▶ _EXERCISE BRIEF_:
Retype exactly what runs from the first line of the data to the line with "const arrowPos = [31.7, 178];", keeping both of those lines and skipping pictures.

▶ _GIVEN MATERIAL_:
□ □ □

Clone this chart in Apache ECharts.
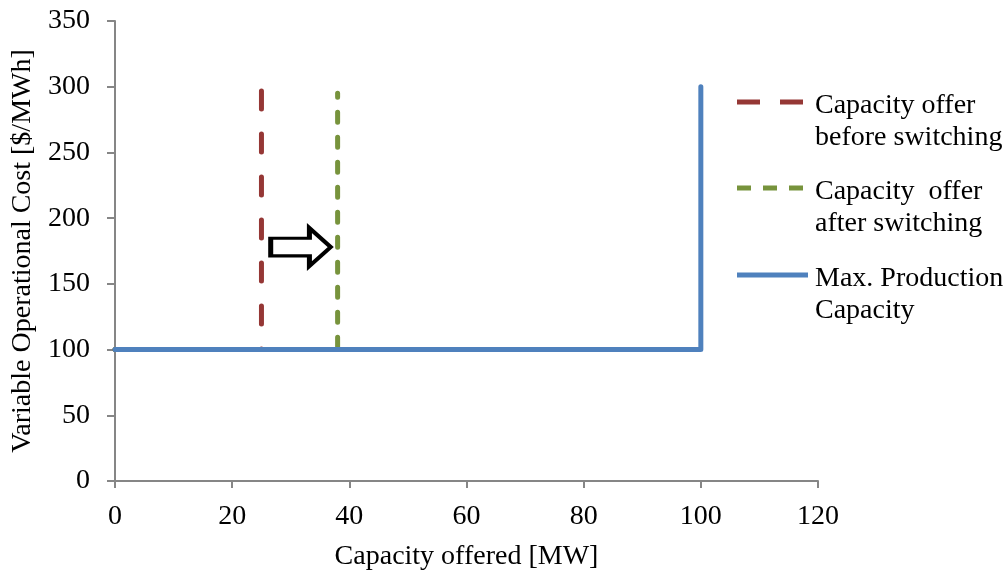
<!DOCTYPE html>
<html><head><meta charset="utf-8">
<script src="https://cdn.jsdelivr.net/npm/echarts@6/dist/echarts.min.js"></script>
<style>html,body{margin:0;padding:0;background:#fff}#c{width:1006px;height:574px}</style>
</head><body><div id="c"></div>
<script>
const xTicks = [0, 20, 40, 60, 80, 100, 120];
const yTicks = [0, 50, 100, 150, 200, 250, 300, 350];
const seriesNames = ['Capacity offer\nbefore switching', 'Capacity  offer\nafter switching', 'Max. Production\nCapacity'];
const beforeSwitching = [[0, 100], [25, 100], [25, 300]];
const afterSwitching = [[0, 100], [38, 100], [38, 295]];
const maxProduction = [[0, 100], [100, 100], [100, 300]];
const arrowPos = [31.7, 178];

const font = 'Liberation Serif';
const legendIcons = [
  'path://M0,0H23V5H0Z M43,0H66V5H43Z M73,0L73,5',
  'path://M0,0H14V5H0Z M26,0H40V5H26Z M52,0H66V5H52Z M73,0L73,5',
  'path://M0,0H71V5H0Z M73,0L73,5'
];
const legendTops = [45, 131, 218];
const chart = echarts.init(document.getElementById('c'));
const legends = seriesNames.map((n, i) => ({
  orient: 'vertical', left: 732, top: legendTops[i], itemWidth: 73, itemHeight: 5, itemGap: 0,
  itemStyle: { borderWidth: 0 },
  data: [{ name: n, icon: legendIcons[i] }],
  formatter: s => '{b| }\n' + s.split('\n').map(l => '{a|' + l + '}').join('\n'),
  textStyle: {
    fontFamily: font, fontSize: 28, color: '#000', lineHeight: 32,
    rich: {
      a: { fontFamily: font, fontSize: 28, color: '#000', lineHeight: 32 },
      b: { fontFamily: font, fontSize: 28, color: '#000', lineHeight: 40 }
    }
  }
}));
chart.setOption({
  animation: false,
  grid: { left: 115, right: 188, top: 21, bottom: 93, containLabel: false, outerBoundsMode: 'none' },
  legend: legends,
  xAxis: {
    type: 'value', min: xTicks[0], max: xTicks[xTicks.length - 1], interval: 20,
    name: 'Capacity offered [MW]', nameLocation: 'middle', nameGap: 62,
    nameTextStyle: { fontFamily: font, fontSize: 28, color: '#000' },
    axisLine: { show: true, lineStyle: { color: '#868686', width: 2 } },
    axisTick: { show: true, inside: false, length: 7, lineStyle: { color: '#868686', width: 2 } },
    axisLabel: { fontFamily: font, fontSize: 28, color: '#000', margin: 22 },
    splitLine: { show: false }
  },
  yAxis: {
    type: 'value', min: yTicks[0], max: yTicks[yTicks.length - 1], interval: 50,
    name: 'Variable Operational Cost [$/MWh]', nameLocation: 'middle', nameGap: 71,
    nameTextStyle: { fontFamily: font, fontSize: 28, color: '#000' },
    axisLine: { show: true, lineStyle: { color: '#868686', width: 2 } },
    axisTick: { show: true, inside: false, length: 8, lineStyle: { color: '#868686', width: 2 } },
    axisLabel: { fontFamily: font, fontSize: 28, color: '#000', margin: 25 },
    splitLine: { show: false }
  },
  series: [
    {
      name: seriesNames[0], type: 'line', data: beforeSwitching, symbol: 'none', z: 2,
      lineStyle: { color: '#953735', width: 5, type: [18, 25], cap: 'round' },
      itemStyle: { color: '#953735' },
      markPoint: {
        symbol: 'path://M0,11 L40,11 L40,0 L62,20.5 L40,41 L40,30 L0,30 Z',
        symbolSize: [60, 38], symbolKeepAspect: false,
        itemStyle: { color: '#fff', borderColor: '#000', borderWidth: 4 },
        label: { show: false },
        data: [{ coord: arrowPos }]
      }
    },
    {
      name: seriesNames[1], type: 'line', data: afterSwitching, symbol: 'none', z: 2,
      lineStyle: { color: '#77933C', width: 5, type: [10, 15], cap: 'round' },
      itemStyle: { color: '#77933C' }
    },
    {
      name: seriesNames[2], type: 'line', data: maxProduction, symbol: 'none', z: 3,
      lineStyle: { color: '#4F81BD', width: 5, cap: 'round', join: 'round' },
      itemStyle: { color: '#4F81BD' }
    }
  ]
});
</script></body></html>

□ □ □

▶ _RESPONSE TO THE TASK_:
Clone this chart in Apache ECharts.
<!DOCTYPE html>
<html><head><meta charset="utf-8">
<script src="https://cdn.jsdelivr.net/npm/echarts@6/dist/echarts.min.js"></script>
<style>html,body{margin:0;padding:0;background:#fff}#c{width:1006px;height:574px}</style>
</head><body><div id="c"></div>
<script>
const xTicks = [0, 20, 40, 60, 80, 100, 120];
const yTicks = [0, 50, 100, 150, 200, 250, 300, 350];
const seriesNames = ['Capacity offer\nbefore switching', 'Capacity  offer\nafter switching', 'Max. Production\nCapacity'];
const beforeSwitching = [[0, 100], [25, 100], [25, 300]];
const afterSwitching = [[0, 100], [38, 100], [38, 295]];
const maxProduction = [[0, 100], [100, 100], [100, 300]];
const arrowPos = [31.7, 178];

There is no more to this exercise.